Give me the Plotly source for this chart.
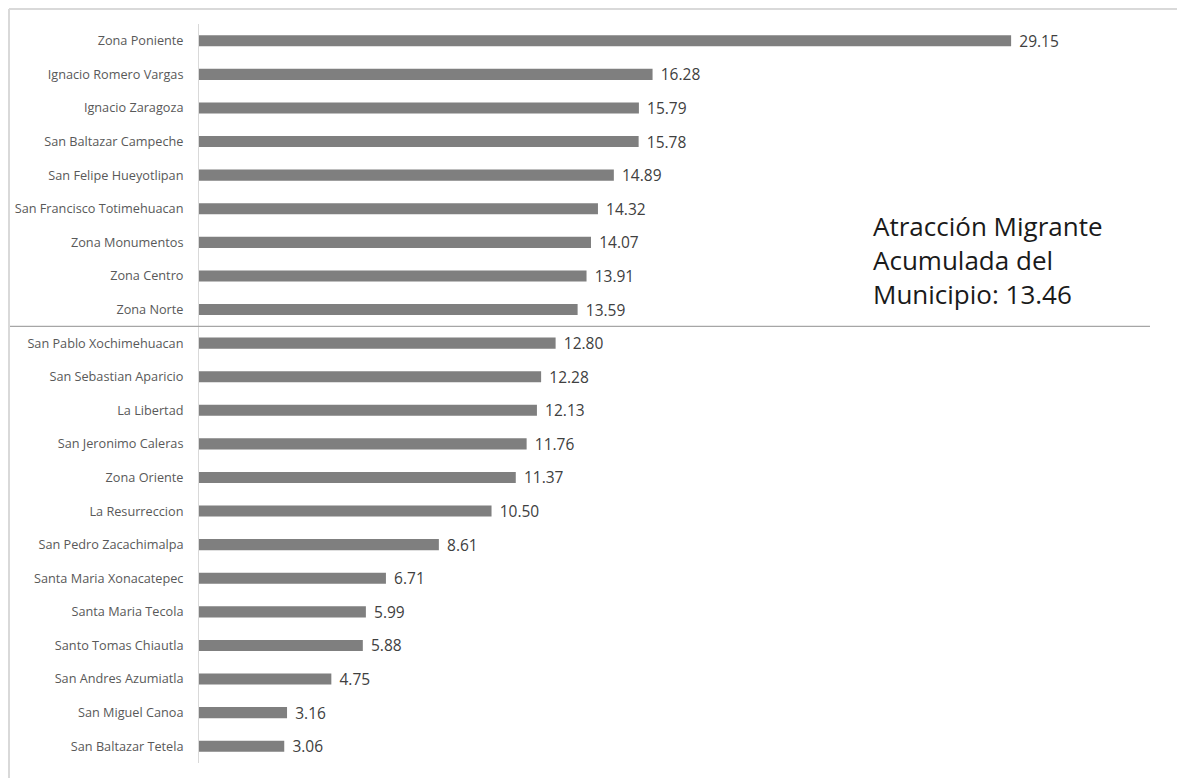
import plotly.graph_objects as go

# Localidades ordenadas de mayor a menor
localidades = [
    "Zona Poniente", "Ignacio Romero Vargas", "Ignacio Zaragoza",
    "San Baltazar Campeche", "San Felipe Hueyotlipan", "San Francisco Totimehuacan",
    "Zona Monumentos", "Zona Centro", "Zona Norte", "San Pablo Xochimehuacan",
    "San Sebastian Aparicio", "La Libertad", "San Jeronimo Caleras",
    "Zona Oriente", "La Resurreccion", "San Pedro Zacachimalpa",
    "Santa Maria Xonacatepec", "Santa Maria Tecola", "Santo Tomas Chiautla",
    "San Andres Azumiatla", "San Miguel Canoa", "San Baltazar Tetela",
]
atraccion = [
    29.15, 16.28, 15.79, 15.78, 14.89, 14.32, 14.07, 13.91, 13.59, 12.80,
    12.28, 12.13, 11.76, 11.37, 10.50, 8.61, 6.71, 5.99, 5.88, 4.75, 3.16, 3.06,
]
municipio = 13.46

# the page body has an 8px margin, so the figure is a bit smaller
OFF = 8
W, H = 1185 - OFF, 778 - OFF
L, R, T, B = 199 - OFF, 35, 24 - OFF, 15
pw, ph = W - L - R, H - T - B

fig = go.Figure()
fig.add_trace(go.Bar(
    x=atraccion,
    y=localidades,
    orientation="h",
    width=0.33,
    marker=dict(color="#7f7f7f", line=dict(width=0)),
    text=["\u2004" + f"{v:.2f}" for v in atraccion],
    textposition="outside",
    constraintext="none",
    textfont=dict(family="Open Sans", size=15.5, color="#404040"),
    cliponaxis=False,
))

# linea divisoria: localidades por encima / debajo del municipio
n_above = sum(v > municipio for v in atraccion)
fig.add_shape(
    type="line", xref="paper", yref="y",
    x0=-L / pw, x1=1.0, y0=n_above - 0.5, y1=n_above - 0.5,
    line=dict(color="#a6a6a6", width=1.2),
)

# marco
top = (H - B - 1) / ph
left = (1 - L) / pw
fig.add_shape(type="line", xref="paper", yref="paper",
              x0=left, x1=(W - L) / pw, y0=top, y1=top,
              line=dict(color="#d9d9d9", width=2))
fig.add_shape(type="line", xref="paper", yref="paper",
              x0=left, x1=left, y0=top, y1=-B / ph - 0.01,
              line=dict(color="#d9d9d9", width=2))

fig.add_annotation(
    text=f"Atracción Migrante<br>Acumulada del<br>Municipio: {municipio:.2f}",
    xref="paper", yref="paper",
    x=(871 - OFF - L) / pw, y=(H - B - (260 - OFF)) / ph,
    xanchor="left", yanchor="middle", align="left",
    showarrow=False,
    font=dict(family="Open Sans", size=26, color="#1a1a1a"),
)

fig.update_xaxes(
    range=[0, pw / 27.86],
    visible=False,
    automargin=False,
)
fig.update_yaxes(
    autorange="reversed",
    automargin=False,
    showline=True, linecolor="#d9d9d9", linewidth=1,
    showgrid=False, ticks="",
    ticklabelstandoff=12,
    tickfont=dict(family="Open Sans", size=12.7, color="#595959"),
)

fig.update_layout(
    width=W, height=H,
    margin=dict(l=L, r=R, t=T, b=B),
    plot_bgcolor="white", paper_bgcolor="white",
    showlegend=False,
    bargap=0.67,
)

fig.write_html("out.html")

+ + +

**Description of the task**
Copy the whole of the material above exactly, but not its images.

**Answer to the task**
Give me the Plotly source for this chart.
import plotly.graph_objects as go

# Localidades ordenadas de mayor a menor
localidades = [
    "Zona Poniente", "Ignacio Romero Vargas", "Ignacio Zaragoza",
    "San Baltazar Campeche", "San Felipe Hueyotlipan", "San Francisco Totimehuacan",
    "Zona Monumentos", "Zona Centro", "Zona Norte", "San Pablo Xochimehuacan",
    "San Sebastian Aparicio", "La Libertad", "San Jeronimo Caleras",
    "Zona Oriente", "La Resurreccion", "San Pedro Zacachimalpa",
    "Santa Maria Xonacatepec", "Santa Maria Tecola", "Santo Tomas Chiautla",
    "San Andres Azumiatla", "San Miguel Canoa", "San Baltazar Tetela",
]
atraccion = [
    29.15, 16.28, 15.79, 15.78, 14.89, 14.32, 14.07, 13.91, 13.59, 12.80,
    12.28, 12.13, 11.76, 11.37, 10.50, 8.61, 6.71, 5.99, 5.88, 4.75, 3.16, 3.06,
]
municipio = 13.46

# the page body has an 8px margin, so the figure is a bit smaller
OFF = 8
W, H = 1185 - OFF, 778 - OFF
L, R, T, B = 199 - OFF, 35, 24 - OFF, 15
pw, ph = W - L - R, H - T - B

fig = go.Figure()
fig.add_trace(go.Bar(
    x=atraccion,
    y=localidades,
    orientation="h",
    width=0.33,
    marker=dict(color="#7f7f7f", line=dict(width=0)),
    text=["\u2004" + f"{v:.2f}" for v in atraccion],
    textposition="outside",
    constraintext="none",
    textfont=dict(family="Open Sans", size=15.5, color="#404040"),
    cliponaxis=False,
))

# linea divisoria: localidades por encima / debajo del municipio
n_above = sum(v > municipio for v in atraccion)
fig.add_shape(
    type="line", xref="paper", yref="y",
    x0=-L / pw, x1=1.0, y0=n_above - 0.5, y1=n_above - 0.5,
    line=dict(color="#a6a6a6", width=1.2),
)

# marco
top = (H - B - 1) / ph
left = (1 - L) / pw
fig.add_shape(type="line", xref="paper", yref="paper",
              x0=left, x1=(W - L) / pw, y0=top, y1=top,
              line=dict(color="#d9d9d9", width=2))
fig.add_shape(type="line", xref="paper", yref="paper",
              x0=left, x1=left, y0=top, y1=-B / ph - 0.01,
              line=dict(color="#d9d9d9", width=2))

fig.add_annotation(
    text=f"Atracción Migrante<br>Acumulada del<br>Municipio: {municipio:.2f}",
    xref="paper", yref="paper",
    x=(871 - OFF - L) / pw, y=(H - B - (260 - OFF)) / ph,
    xanchor="left", yanchor="middle", align="left",
    showarrow=False,
    font=dict(family="Open Sans", size=26, color="#1a1a1a"),
)

fig.update_xaxes(
    range=[0, pw / 27.86],
    visible=False,
    automargin=False,
)
fig.update_yaxes(
    autorange="reversed",
    automargin=False,
    showline=True, linecolor="#d9d9d9", linewidth=1,
    showgrid=False, ticks="",
    ticklabelstandoff=12,
    tickfont=dict(family="Open Sans", size=12.7, color="#595959"),
)

fig.update_layout(
    width=W, height=H,
    margin=dict(l=L, r=R, t=T, b=B),
    plot_bgcolor="white", paper_bgcolor="white",
    showlegend=False,
    bargap=0.67,
)

fig.write_html("out.html")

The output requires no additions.